» WHAT TO PRODUCE
Check every line of the material below for the string "this", and return the ones that have it.

» Code that draws figures
--------
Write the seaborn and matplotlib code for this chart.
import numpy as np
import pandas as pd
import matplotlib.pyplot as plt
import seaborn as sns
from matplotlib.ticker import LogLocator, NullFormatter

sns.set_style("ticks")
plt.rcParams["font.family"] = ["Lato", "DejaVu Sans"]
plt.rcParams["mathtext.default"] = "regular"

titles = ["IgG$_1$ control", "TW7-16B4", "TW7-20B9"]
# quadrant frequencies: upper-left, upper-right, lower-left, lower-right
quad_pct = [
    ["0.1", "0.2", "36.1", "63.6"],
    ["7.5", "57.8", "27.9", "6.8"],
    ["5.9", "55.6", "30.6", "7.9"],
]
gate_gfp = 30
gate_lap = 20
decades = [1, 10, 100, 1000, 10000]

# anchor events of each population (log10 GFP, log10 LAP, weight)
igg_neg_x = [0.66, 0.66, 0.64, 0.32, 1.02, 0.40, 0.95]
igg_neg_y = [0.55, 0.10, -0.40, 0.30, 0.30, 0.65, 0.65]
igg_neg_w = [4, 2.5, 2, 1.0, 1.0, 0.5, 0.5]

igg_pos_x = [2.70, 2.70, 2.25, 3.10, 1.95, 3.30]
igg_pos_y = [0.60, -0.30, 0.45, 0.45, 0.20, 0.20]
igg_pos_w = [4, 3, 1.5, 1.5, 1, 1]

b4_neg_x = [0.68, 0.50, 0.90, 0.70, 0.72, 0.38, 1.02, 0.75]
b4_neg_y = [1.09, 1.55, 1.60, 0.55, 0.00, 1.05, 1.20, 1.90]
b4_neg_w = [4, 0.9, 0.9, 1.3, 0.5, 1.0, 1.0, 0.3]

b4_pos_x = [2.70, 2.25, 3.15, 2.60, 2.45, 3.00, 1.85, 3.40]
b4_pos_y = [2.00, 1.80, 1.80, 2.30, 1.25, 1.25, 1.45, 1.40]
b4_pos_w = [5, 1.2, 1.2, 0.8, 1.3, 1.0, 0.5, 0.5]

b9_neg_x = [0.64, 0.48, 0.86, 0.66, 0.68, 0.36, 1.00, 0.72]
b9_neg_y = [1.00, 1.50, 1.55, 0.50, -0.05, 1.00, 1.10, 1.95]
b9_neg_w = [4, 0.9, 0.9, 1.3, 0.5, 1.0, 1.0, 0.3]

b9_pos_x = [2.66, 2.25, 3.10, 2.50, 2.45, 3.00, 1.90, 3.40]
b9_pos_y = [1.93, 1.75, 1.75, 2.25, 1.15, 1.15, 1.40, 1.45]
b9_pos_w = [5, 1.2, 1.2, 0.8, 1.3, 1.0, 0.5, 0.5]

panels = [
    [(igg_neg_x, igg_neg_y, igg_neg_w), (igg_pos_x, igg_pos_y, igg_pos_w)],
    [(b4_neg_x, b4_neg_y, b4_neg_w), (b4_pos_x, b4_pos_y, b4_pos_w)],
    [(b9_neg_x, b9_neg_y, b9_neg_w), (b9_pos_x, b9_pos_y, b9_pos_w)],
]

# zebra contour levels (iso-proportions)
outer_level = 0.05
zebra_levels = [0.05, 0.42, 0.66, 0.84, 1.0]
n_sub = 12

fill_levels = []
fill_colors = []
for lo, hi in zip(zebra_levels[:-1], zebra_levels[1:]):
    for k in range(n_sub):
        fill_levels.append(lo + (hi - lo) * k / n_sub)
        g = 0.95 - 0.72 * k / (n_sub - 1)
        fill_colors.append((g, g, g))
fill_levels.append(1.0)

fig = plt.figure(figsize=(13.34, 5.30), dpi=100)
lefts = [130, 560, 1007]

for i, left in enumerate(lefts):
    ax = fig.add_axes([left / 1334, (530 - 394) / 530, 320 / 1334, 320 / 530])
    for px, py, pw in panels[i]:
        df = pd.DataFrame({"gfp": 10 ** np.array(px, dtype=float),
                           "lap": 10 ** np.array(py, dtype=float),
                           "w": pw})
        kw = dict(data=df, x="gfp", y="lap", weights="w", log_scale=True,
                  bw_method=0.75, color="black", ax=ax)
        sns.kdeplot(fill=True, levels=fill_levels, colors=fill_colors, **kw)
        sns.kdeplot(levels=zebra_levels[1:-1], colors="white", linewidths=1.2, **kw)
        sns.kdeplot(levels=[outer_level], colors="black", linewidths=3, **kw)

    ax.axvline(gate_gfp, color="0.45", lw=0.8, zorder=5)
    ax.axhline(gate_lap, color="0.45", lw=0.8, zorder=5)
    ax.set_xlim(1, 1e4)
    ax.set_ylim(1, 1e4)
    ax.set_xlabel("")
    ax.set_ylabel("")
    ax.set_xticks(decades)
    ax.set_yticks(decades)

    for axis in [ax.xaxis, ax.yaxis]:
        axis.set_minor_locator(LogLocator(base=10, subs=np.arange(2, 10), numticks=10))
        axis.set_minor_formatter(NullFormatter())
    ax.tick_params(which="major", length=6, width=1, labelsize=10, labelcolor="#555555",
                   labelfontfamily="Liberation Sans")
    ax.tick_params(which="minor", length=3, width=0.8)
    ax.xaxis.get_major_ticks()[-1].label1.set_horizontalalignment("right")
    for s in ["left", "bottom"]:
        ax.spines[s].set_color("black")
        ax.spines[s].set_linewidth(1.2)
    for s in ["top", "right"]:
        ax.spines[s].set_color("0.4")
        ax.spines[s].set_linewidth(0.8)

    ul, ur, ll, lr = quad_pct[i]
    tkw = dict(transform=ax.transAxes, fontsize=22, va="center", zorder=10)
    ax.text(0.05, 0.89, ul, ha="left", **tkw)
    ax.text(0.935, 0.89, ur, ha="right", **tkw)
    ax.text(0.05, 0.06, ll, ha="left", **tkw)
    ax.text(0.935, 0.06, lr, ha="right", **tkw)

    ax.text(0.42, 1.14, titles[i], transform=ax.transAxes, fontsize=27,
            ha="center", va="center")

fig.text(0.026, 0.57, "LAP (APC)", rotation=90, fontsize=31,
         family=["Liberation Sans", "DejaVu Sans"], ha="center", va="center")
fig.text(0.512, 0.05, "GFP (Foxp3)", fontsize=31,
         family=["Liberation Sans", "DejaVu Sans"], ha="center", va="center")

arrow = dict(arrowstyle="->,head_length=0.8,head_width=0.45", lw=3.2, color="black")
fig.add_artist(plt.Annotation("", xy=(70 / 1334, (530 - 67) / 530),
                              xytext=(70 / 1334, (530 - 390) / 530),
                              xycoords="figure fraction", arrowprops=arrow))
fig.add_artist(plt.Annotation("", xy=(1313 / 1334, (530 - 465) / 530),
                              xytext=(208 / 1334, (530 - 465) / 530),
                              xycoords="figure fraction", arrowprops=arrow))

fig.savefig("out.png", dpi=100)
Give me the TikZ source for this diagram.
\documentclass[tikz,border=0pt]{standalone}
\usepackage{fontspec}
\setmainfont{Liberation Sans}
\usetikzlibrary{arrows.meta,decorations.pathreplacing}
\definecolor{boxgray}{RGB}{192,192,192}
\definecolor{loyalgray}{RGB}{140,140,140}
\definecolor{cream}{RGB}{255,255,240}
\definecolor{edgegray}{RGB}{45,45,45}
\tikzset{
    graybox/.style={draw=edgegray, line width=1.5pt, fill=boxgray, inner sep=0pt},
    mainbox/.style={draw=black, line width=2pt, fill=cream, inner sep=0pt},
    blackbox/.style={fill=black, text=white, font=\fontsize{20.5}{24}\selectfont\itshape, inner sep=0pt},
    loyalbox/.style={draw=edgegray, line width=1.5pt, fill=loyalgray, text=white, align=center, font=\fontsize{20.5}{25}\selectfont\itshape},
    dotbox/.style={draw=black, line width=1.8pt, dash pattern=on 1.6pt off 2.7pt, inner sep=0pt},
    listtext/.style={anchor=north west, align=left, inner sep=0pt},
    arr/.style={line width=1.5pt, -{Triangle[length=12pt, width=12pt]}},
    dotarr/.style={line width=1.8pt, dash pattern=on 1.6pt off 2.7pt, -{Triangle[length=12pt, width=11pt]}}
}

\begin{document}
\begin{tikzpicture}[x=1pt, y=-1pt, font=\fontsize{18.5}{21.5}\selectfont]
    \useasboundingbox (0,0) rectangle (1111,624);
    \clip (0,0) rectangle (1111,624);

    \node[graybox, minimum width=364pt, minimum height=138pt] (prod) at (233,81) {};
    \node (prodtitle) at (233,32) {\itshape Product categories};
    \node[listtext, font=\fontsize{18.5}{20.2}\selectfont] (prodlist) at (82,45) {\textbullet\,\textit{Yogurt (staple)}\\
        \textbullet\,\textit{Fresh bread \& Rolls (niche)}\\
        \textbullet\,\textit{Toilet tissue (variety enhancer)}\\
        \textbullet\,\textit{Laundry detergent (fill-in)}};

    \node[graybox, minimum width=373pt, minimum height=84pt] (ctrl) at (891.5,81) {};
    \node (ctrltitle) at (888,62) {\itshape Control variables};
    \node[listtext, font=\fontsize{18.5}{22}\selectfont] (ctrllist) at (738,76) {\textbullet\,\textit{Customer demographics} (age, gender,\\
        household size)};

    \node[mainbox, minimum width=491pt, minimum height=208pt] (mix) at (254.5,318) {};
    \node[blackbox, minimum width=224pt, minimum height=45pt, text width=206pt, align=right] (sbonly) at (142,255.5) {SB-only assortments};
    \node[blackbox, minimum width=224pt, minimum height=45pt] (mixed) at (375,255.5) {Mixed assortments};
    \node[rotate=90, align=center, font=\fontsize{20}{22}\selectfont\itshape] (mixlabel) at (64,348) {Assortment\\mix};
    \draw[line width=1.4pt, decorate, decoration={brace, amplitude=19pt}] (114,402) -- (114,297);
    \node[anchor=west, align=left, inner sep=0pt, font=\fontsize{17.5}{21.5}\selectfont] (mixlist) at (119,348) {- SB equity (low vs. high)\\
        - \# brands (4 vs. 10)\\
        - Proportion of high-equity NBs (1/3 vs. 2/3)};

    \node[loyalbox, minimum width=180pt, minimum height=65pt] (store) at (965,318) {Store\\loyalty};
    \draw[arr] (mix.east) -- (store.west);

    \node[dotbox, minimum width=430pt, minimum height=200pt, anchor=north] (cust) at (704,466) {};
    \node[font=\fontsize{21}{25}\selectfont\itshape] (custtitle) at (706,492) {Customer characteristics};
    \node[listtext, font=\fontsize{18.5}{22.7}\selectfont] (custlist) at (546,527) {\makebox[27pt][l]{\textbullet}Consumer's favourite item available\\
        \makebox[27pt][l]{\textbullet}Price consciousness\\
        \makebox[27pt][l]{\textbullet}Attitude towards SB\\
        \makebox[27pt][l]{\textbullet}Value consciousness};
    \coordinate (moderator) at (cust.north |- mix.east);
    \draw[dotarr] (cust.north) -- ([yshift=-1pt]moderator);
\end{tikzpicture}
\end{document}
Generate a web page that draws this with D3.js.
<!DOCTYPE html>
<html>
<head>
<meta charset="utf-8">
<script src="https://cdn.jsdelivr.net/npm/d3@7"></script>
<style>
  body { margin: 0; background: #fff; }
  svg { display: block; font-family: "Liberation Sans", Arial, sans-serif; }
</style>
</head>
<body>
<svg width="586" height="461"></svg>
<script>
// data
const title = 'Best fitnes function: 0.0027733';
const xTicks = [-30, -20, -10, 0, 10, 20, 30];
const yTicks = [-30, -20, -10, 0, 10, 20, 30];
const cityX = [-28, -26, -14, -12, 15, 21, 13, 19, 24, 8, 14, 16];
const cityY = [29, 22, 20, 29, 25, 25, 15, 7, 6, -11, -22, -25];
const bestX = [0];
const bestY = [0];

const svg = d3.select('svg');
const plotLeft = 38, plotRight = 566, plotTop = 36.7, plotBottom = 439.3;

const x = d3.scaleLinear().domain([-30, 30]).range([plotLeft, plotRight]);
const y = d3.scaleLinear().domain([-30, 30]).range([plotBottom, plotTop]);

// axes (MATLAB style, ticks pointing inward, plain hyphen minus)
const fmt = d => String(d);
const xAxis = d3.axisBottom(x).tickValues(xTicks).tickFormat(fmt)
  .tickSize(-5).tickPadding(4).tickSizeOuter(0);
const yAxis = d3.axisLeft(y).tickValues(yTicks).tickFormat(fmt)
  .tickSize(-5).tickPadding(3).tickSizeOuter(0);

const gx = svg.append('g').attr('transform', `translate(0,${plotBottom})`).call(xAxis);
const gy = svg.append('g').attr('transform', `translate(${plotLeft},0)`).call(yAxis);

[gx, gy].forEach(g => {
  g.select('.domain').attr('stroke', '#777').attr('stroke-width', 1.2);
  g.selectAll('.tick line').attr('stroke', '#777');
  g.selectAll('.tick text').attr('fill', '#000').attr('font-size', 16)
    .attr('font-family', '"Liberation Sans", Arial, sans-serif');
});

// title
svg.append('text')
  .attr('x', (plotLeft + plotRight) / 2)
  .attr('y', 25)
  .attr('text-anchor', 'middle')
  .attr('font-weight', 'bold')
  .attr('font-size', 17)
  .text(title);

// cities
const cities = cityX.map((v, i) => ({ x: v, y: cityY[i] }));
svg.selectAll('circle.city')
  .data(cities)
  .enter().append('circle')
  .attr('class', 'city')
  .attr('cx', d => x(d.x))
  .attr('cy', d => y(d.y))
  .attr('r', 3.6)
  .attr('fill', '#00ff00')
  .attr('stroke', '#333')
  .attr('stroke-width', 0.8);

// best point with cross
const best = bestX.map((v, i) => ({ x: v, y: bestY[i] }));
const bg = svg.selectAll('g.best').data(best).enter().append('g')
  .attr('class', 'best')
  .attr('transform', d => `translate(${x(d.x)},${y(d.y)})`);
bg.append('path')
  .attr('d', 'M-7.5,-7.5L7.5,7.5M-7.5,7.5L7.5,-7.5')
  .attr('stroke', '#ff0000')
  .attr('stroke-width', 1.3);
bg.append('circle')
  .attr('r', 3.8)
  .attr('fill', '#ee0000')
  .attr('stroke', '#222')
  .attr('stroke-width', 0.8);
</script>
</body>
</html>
--------
» FINISHED TASK
Write the seaborn and matplotlib code for this chart.
Give me the TikZ source for this diagram.
Generate a web page that draws this with D3.js.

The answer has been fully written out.